DNABERT-2 & HyenaDNA: Clustered in a moderate risk range ( $S_{model} \approx 0.48 - 0.55$ $S_{m o d e l} \approx 0.48 - 0.55$ ).
- DNABERT-2 was highly resistant to extraction (12-15%) but showed the strongest perplexity gap (1.51–1.61), indicating memorization exists in the model's internal representations even if not recoverable via generation.
- HyenaDNA showed low extraction and low perplexity signals but still retained a detectable membership signal.
SimpleDNALM: Showed a clear monotonic relationship between data duplication and extraction (rising from ~8% at 1x repetition to ~100% at 20x).

B. Architecture vs. Data

Architecture is the Primary Driver: The relative ordering of models regarding memorization risk remained consistent across all datasets (Synthetic, Prokaryotic, Eukaryotic).
Data Structure Impact: Evo's extraction success dropped significantly on synthetic data (63-69%) compared to real genomic data (100%), suggesting that biological structure provides contextual cues that facilitate extraction in large pre-trained models.

C. Membership Inference

All models exhibited Membership Inference AUC scores between 0.70 and 0.79, indicating that an adversary can infer training set membership at rates significantly above random guessing, even for models with low extraction rates.

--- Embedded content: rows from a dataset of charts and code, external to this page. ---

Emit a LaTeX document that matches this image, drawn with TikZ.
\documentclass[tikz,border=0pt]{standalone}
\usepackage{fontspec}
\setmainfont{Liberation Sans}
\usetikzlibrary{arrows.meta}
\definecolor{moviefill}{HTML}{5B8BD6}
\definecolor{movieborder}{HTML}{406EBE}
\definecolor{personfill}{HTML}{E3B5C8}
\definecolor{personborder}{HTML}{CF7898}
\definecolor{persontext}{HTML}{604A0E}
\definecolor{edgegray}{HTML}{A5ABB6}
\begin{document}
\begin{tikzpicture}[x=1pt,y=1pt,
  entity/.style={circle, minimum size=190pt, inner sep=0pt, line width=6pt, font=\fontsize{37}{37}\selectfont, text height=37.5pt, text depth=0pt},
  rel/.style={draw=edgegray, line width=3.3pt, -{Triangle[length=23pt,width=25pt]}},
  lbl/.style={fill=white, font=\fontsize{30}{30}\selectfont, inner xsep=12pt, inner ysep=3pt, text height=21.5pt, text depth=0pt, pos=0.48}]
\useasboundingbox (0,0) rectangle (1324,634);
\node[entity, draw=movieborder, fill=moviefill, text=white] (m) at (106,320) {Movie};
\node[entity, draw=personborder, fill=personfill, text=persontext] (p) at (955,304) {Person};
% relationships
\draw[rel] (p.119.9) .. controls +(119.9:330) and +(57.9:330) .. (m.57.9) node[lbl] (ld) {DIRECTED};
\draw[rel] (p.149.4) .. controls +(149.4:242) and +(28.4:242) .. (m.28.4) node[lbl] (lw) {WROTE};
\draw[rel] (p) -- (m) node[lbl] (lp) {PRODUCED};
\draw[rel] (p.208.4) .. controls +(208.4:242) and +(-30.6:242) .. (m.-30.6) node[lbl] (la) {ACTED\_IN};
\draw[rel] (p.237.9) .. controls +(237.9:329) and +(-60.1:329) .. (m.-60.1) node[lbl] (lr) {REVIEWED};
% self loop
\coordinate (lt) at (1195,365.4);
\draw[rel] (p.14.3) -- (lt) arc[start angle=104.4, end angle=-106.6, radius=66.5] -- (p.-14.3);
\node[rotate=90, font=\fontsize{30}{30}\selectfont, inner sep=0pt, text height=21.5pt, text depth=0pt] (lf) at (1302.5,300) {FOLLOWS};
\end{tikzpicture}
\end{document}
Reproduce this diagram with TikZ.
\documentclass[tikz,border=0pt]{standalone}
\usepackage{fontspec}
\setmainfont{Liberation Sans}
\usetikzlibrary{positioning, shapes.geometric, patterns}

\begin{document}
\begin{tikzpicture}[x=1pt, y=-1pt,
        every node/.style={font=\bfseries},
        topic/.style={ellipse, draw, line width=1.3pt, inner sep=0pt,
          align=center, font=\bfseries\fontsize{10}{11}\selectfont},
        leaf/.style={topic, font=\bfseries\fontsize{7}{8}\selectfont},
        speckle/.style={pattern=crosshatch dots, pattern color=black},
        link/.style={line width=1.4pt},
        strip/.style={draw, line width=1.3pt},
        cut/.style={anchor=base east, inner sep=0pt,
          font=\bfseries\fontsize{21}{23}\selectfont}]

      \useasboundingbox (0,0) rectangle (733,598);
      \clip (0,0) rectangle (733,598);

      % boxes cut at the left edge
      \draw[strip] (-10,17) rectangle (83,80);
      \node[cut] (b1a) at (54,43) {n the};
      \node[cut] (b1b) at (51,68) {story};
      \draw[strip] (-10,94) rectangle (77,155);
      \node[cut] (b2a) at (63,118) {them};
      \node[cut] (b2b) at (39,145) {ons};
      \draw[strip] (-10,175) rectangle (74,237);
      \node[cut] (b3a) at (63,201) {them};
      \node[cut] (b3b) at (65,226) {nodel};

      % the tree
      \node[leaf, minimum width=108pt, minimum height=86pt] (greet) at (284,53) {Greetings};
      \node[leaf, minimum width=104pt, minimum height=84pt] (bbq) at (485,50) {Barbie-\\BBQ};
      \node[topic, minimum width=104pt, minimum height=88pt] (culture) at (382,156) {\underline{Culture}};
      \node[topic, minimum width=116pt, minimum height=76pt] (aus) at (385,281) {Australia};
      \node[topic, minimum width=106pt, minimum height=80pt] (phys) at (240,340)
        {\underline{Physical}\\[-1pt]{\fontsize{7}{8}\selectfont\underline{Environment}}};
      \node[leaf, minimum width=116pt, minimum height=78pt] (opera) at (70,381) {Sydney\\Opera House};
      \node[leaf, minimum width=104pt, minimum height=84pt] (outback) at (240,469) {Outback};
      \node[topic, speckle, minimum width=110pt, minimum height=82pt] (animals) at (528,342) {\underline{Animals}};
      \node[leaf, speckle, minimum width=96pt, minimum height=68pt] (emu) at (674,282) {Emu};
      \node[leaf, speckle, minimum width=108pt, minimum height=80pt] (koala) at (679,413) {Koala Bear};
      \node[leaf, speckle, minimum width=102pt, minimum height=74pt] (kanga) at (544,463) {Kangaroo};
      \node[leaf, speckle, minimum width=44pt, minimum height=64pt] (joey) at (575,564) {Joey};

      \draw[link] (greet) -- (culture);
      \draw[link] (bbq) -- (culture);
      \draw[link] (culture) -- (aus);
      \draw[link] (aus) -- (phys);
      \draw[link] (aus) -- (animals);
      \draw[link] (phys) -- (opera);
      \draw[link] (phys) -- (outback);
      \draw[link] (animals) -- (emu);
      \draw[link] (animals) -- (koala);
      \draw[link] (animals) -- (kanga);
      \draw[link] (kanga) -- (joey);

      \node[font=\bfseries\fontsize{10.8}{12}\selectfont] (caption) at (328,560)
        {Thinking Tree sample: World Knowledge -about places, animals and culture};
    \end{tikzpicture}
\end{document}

5. Significance and Implications

Regulatory Compliance: The findings suggest that releasing fine-tuned GLMs without multi-vector privacy auditing poses a significant compliance risk, as single-metric tests can systematically underestimate privacy exposure.
Defense Limitations: The study highlights that standard defenses (like LoRA) are insufficient on their own. The "worst-case" scoring mechanism provides a conservative bound for auditing.
Future Directions: The paper calls for the adoption of multi-vector auditing as a standard practice in genomic AI. It also identifies limitations, such as the use of synthetic canaries, suggesting future work should test with biologically realistic probes and larger dataset scales.

In conclusion, the paper establishes that memorization is a measurable and variable risk in GLMs, heavily dependent on model architecture and fine-tuning strategy, and necessitates a comprehensive, multi-vector approach to privacy auditing.